▸ **Data extract**:
==*==
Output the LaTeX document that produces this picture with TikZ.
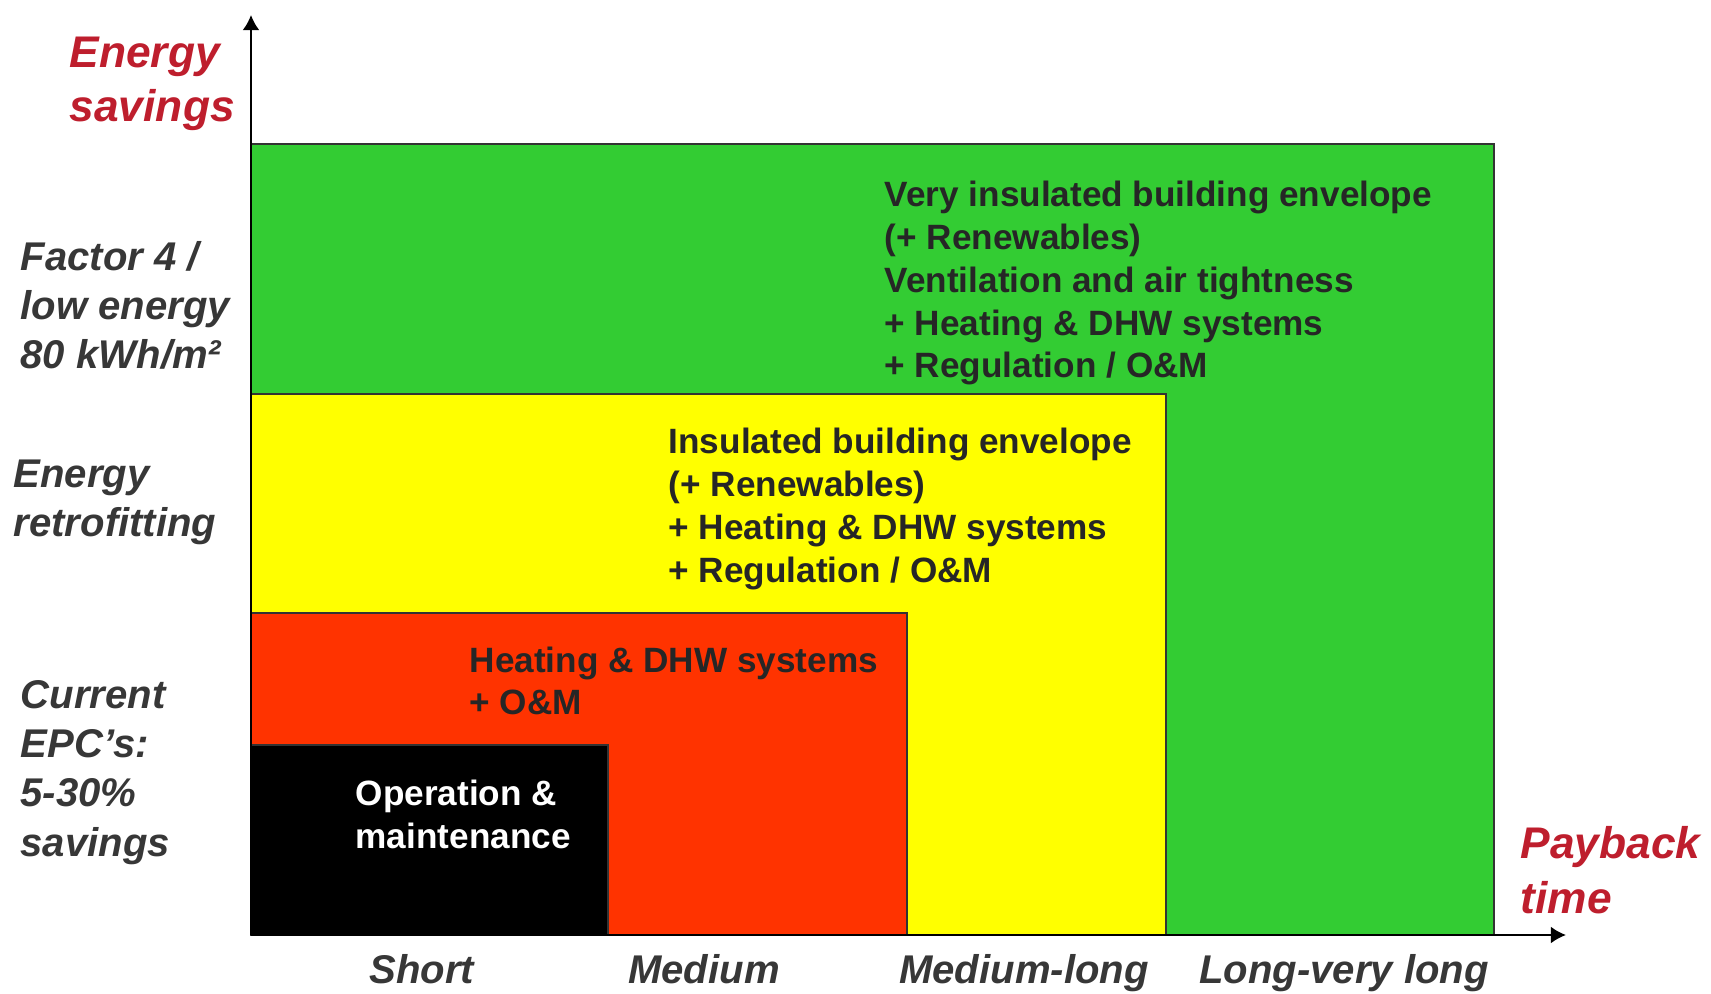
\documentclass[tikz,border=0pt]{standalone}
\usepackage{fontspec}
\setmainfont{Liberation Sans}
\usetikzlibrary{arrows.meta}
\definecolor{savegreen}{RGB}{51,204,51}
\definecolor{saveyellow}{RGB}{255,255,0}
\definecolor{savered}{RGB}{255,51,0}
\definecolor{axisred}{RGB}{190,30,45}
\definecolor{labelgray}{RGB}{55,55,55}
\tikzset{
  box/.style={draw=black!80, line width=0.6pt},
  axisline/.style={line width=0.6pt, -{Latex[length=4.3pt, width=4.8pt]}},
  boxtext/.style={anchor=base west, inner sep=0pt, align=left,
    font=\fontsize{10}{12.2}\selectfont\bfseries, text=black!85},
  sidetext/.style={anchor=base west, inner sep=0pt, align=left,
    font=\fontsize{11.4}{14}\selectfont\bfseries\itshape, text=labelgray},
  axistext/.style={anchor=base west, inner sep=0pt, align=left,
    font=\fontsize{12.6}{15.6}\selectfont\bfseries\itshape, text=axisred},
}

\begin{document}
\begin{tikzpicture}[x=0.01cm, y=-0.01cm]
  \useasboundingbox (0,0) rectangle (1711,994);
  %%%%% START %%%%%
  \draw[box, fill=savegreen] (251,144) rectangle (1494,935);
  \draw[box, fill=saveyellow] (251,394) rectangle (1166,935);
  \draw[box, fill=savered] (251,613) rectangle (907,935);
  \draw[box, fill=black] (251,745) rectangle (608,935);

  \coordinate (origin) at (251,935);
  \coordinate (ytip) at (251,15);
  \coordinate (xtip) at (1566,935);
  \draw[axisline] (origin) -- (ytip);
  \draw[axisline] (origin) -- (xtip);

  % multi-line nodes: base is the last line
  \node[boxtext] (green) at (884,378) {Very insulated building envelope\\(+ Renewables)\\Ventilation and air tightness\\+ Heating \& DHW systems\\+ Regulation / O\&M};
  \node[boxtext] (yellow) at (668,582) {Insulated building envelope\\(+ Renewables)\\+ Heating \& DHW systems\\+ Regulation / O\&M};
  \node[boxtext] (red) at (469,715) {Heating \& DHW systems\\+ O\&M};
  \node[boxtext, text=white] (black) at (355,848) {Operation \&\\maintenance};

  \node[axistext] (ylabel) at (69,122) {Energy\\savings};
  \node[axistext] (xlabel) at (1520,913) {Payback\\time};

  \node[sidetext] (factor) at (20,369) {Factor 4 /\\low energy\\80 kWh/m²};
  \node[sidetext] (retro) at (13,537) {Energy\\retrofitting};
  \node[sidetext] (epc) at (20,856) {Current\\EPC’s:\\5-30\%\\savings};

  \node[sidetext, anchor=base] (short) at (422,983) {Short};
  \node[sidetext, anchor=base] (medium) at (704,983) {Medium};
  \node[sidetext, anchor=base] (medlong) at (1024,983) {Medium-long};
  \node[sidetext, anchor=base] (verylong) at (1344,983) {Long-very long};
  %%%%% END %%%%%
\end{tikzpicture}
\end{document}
==*==
▸ **Aim**:
The lines from the top of the data above through the one holding "(origin) -- (xtip);" are to be repeated exactly, and only those, with no pictures.

▸ **Solution to this problem**:
Output the LaTeX document that produces this picture with TikZ.
\documentclass[tikz,border=0pt]{standalone}
\usepackage{fontspec}
\setmainfont{Liberation Sans}
\usetikzlibrary{arrows.meta}
\definecolor{savegreen}{RGB}{51,204,51}
\definecolor{saveyellow}{RGB}{255,255,0}
\definecolor{savered}{RGB}{255,51,0}
\definecolor{axisred}{RGB}{190,30,45}
\definecolor{labelgray}{RGB}{55,55,55}
\tikzset{
  box/.style={draw=black!80, line width=0.6pt},
  axisline/.style={line width=0.6pt, -{Latex[length=4.3pt, width=4.8pt]}},
  boxtext/.style={anchor=base west, inner sep=0pt, align=left,
    font=\fontsize{10}{12.2}\selectfont\bfseries, text=black!85},
  sidetext/.style={anchor=base west, inner sep=0pt, align=left,
    font=\fontsize{11.4}{14}\selectfont\bfseries\itshape, text=labelgray},
  axistext/.style={anchor=base west, inner sep=0pt, align=left,
    font=\fontsize{12.6}{15.6}\selectfont\bfseries\itshape, text=axisred},
}

\begin{document}
\begin{tikzpicture}[x=0.01cm, y=-0.01cm]
  \useasboundingbox (0,0) rectangle (1711,994);
  %%%%% START %%%%%
  \draw[box, fill=savegreen] (251,144) rectangle (1494,935);
  \draw[box, fill=saveyellow] (251,394) rectangle (1166,935);
  \draw[box, fill=savered] (251,613) rectangle (907,935);
  \draw[box, fill=black] (251,745) rectangle (608,935);

  \coordinate (origin) at (251,935);
  \coordinate (ytip) at (251,15);
  \coordinate (xtip) at (1566,935);
  \draw[axisline] (origin) -- (ytip);
  \draw[axisline] (origin) -- (xtip);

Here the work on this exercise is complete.